Following behind us, my father can’t keep up. My mother is frantic. So, presumably, is he, although “frantic” was never one of his affects.

Out in the middle of effin’ nowhere, my father finally manages to catch up, honk Tom down, get him to pull over. He is in a flying rage. He grabs me back and throws me in the car, tells Tom how the cow ate the cabbage, jumps into his car, and drives us all back into Ft. Worth.

That, to my knowledge, was the last time my father saw or spoke to his oldest brother until Tom died in 1973.

So there’s that lovely family. My sense is that Tom probably did that to prove some kind of point, or maybe just for the fun of goading my father. It appears that he indeed was a bit of a sh!thead.

I’m pretty certain that my father experienced a fair amount of what we would consider physical abuse as he was growing up. It’s possible he also was sexually abused, but I have no proof of that, except that he was homophobic to the point of being neurotic about it. Simple violence is more credible: he was a believer in spanking and beating, and no quarter was given to small children.
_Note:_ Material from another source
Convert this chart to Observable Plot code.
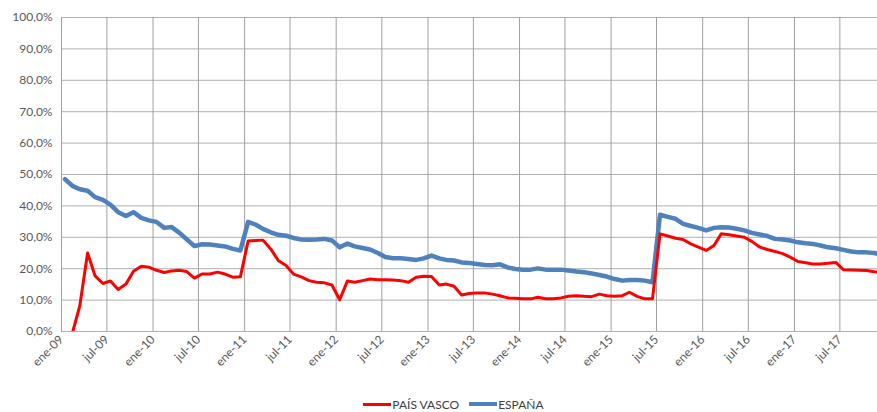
<!DOCTYPE html>
<html>
<head>
<meta charset="utf-8">
<script src="https://cdn.jsdelivr.net/npm/d3@7"></script>
<script src="https://cdn.jsdelivr.net/npm/@observablehq/plot@0.6"></script>
<style>
  body { margin: 0; background: #fff; font-family: Lato, "Open Sans", sans-serif; }
  #legend { display: flex; justify-content: center; align-items: center; height: 24px; padding-top: 4px; padding-left: 30px; font-size: 12px; color: #404040; }
  .item { display: flex; align-items: center; margin: 0 5px; }
  .sw { display: inline-block; width: 28px; margin-right: 1px; }
</style>
</head>
<body>
<div id="chart"></div>
<div id="legend">
  <span class="item"><span class="sw" style="height:3px;background:#ff0000"></span>PAÍS VASCO</span>
  <span class="item"><span class="sw" style="height:4px;background:#4f81bd"></span>ESPAÑA</span>
</div>
<script>
const tickLabels = ["ene-09","jul-09","ene-10","jul-10","ene-11","jul-11","ene-12","jul-12","ene-13","jul-13","ene-14","jul-14","ene-15","jul-15","ene-16","jul-16","ene-17","jul-17"];

// monthly values, ene-09 .. dic-17 (%)
const paisVasco = [
  null, 0, 8.2, 25.0, 17.7, 15.3, 16.1, 13.4, 15.1, 19.2, 20.8, 20.5,
  19.5, 18.8, 19.3, 19.5, 19.1, 17.0, 18.3, 18.3, 18.9, 18.3, 17.3, 17.4,
  28.8, 29.0, 29.1, 26.3, 22.6, 21.0, 18.3, 17.4, 16.2, 15.7, 15.5, 14.8,
  10.1, 16.1, 15.7, 16.2, 16.7, 16.5, 16.5, 16.4, 16.2, 15.7, 17.3, 17.6,
  17.5, 14.8, 15.1, 14.4, 11.6, 12.1, 12.3, 12.3, 11.9, 11.4, 10.7, 10.6,
  10.4, 10.4, 10.9, 10.4, 10.4, 10.7, 11.2, 11.4, 11.2, 11.1, 11.9, 11.4,
  11.2, 11.4, 12.5, 11.2, 10.4, 10.4, 31.1, 30.4, 29.7, 29.3, 27.9, 26.9,
  25.8, 27.4, 31.1, 30.8, 30.4, 30.0, 28.7, 26.9, 26.1, 25.5, 24.8, 23.7,
  22.3, 21.9, 21.5, 21.5, 21.7, 22.0, 19.7, 19.6, 19.5, 19.4, 19.0, 18.9
];
const espana = [
  48.5, 46.3, 45.3, 44.8, 42.8, 41.9, 40.4, 38.0, 36.8, 38.0, 36.2, 35.4,
  34.9, 33.0, 33.3, 31.5, 29.4, 27.2, 27.8, 27.7, 27.4, 27.1, 26.3, 25.8,
  34.9, 34.0, 32.7, 31.6, 30.8, 30.5, 29.8, 29.3, 29.2, 29.3, 29.5, 29.0,
  26.8, 28.0, 27.1, 26.6, 26.1, 25.0, 23.7, 23.3, 23.3, 23.1, 22.8, 23.3,
  24.2, 23.3, 22.8, 22.6, 22.0, 21.8, 21.5, 21.2, 21.1, 21.4, 20.4, 19.9,
  19.7, 19.7, 20.1, 19.7, 19.7, 19.7, 19.4, 19.1, 18.9, 18.5, 18.0, 17.5,
  16.7, 16.2, 16.4, 16.4, 16.2, 15.7, 37.2, 36.5, 35.9, 34.3, 33.6, 33.0,
  32.2, 33.0, 33.2, 33.1, 32.7, 32.2, 31.4, 30.9, 30.4, 29.5, 29.3, 29.0,
  28.4, 28.1, 27.9, 27.4, 26.8, 26.5, 26.0, 25.5, 25.2, 25.2, 25.0, 24.4
];

const monthStarts = d3.utcMonths(new Date(Date.UTC(2009, 0, 1)), new Date(Date.UTC(2018, 0, 1)));
const mid = monthStarts.map(m => d3.utcDay.offset(m, 14));
const pvData = mid.map((d, i) => ({date: d, v: paisVasco[i]}));
const esData = mid.map((d, i) => ({date: d, v: espana[i]}));

const monthIdx = {ene: 0, jul: 6};
const tickDates = tickLabels.map(s => {
  const [m, y] = s.split("-");
  return new Date(Date.UTC(2000 + +y, monthIdx[m], 1));
});
const labelMap = new Map(tickDates.map((d, i) => [+d, tickLabels[i]]));
const yTicks = d3.range(0, 101, 10);

const plot = Plot.plot({
  width: 877,
  height: 388,
  marginLeft: 61,
  marginRight: 0,
  marginTop: 17,
  marginBottom: 57,
  style: {fontFamily: "Lato, 'Open Sans', sans-serif", fontSize: "12px", color: "#595959", background: "#fff"},
  x: {
    type: "utc",
    domain: [new Date(Date.UTC(2009, 0, 1)), new Date(Date.UTC(2017, 10, 28))],
    ticks: tickDates,
    tickFormat: d => labelMap.get(+d),
    tickRotate: -45,
    tickSize: 0,
    tickPadding: 6,
    label: null
  },
  y: {
    domain: [0, 100],
    ticks: yTicks,
    tickFormat: d => d.toFixed(1).replace(".", ",") + "%",
    tickSize: 0,
    tickPadding: 9,
    label: null
  },
  marks: [
    Plot.ruleY(yTicks, {stroke: "#b0b0b0", strokeWidth: 1}),
    Plot.ruleX(tickDates, {stroke: "#a0a0a0", strokeWidth: 1}),
    Plot.lineY(esData, {x: "date", y: "v", stroke: "#4f81bd", strokeWidth: 4.5, clip: true}),
    Plot.lineY(pvData, {x: "date", y: "v", stroke: "#ff0000", strokeWidth: 3, clip: true})
  ]
});
document.getElementById("chart").appendChild(plot);
</script>
</body>
</html>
It was what he took to be the proper way to bring up a child. That was current in his generation — he and my mother were no believers in progressive child-rearing methods.

It also appears possible that both of my fathers’ parents came from broken homes — which is saying something in the 1800s. The various genealogical websites contain hints that my grandfather’s parents and my grandmother’s parents were living in separate states. This, too, would seem not to bode well for the offspring.

So…do I feel a little tart about these folks? Oh, yes. I was never close to them, because my father was not close to them. And a signal characteristic of my father’s personality was a kind of restrained abuse (restrained, I suspect, by my mother) layered with habitual distance.

2 thoughts on “Texas Soap, Continued…”

  1. Family… so much baggage can be attached to that word. And I’m really sorry that your paternal grandma gave away all that money. ;o)
    I only heard this story once and can’t remember many details, but the way my now deceased ex-stepdad told it, his bio dad was such a well-known POS that nobody cared when he was murdered.
    Best I remember, stepgrandpa owned a small construction company in small town Arkansas and he told an employee that it was his last day of work. So said employee “accidentally” ran over his boss/ex-boss with some kind of construction equipment. The police came, declared it an accident, and left. The End. From what little my stepdad said about him, he deserved it.